**YOUR GOAL**
Repeat the lines exactly from the line that contains "Write a LaTeX" through the line that contains "(4.5,8.5) -- (1017,8.5);"; leave images out and add nothing.

**TASK INPUT**
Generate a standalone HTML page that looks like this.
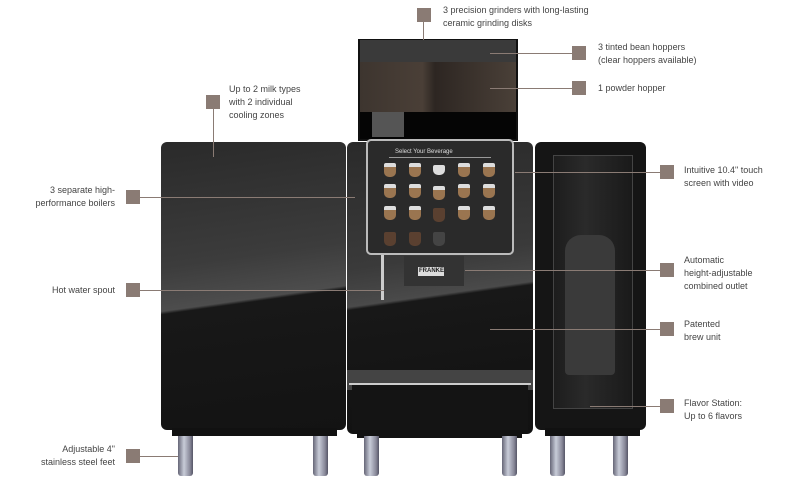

==

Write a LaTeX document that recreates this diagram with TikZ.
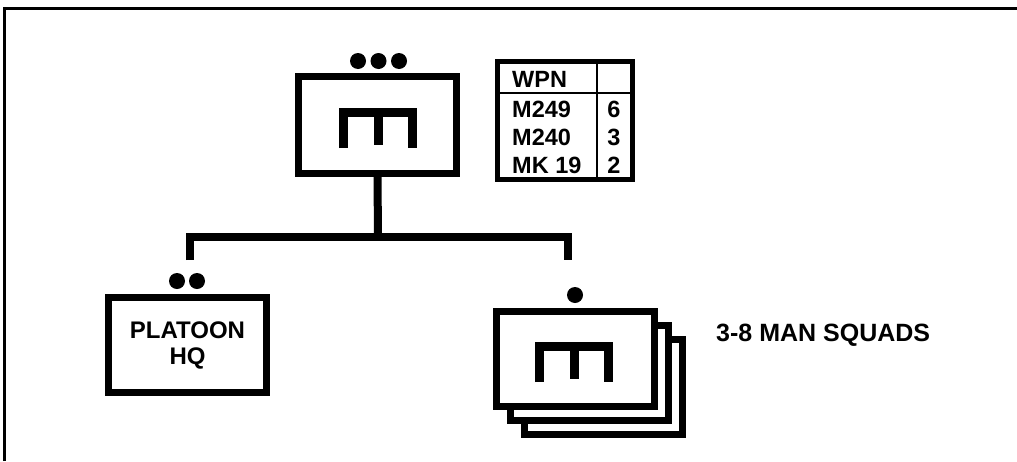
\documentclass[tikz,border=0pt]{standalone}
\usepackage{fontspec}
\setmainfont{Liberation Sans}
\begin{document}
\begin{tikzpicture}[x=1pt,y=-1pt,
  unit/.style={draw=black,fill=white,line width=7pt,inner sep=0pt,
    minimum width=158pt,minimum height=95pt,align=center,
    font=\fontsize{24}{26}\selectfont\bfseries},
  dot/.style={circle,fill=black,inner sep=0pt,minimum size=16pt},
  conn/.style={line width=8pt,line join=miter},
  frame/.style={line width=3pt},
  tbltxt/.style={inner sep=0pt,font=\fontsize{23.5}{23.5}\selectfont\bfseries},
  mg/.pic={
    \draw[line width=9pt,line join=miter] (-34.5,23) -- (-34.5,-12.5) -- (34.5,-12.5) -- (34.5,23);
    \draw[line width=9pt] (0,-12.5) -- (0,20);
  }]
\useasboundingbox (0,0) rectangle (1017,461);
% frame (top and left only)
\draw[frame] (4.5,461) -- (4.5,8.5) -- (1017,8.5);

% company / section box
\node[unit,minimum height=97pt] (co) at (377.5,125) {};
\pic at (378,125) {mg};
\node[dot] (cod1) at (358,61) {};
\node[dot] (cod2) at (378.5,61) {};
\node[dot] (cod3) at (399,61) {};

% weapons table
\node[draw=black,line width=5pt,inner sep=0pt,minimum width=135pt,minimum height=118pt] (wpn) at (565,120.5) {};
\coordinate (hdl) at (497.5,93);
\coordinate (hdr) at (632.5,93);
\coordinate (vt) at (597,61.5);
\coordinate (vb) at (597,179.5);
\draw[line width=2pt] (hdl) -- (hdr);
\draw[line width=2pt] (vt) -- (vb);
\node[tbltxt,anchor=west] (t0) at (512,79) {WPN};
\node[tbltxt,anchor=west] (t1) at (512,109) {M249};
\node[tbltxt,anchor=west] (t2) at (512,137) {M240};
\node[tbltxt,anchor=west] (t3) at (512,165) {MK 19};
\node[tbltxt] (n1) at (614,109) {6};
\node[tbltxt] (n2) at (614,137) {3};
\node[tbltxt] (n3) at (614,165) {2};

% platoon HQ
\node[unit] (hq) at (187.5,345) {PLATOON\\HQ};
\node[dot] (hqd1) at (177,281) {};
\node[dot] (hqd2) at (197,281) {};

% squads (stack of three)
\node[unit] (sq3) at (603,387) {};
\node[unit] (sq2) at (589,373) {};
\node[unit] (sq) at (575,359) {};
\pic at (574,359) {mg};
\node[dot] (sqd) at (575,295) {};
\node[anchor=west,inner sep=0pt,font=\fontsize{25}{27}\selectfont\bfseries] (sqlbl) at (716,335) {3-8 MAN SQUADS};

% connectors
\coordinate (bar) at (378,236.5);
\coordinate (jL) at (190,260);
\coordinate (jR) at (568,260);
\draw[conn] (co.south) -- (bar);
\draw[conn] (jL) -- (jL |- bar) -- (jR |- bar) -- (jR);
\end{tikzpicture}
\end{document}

**PROBLEM SOLUTION**
Write a LaTeX document that recreates this diagram with TikZ.
\documentclass[tikz,border=0pt]{standalone}
\usepackage{fontspec}
\setmainfont{Liberation Sans}
\begin{document}
\begin{tikzpicture}[x=1pt,y=-1pt,
  unit/.style={draw=black,fill=white,line width=7pt,inner sep=0pt,
    minimum width=158pt,minimum height=95pt,align=center,
    font=\fontsize{24}{26}\selectfont\bfseries},
  dot/.style={circle,fill=black,inner sep=0pt,minimum size=16pt},
  conn/.style={line width=8pt,line join=miter},
  frame/.style={line width=3pt},
  tbltxt/.style={inner sep=0pt,font=\fontsize{23.5}{23.5}\selectfont\bfseries},
  mg/.pic={
    \draw[line width=9pt,line join=miter] (-34.5,23) -- (-34.5,-12.5) -- (34.5,-12.5) -- (34.5,23);
    \draw[line width=9pt] (0,-12.5) -- (0,20);
  }]
\useasboundingbox (0,0) rectangle (1017,461);
% frame (top and left only)
\draw[frame] (4.5,461) -- (4.5,8.5) -- (1017,8.5);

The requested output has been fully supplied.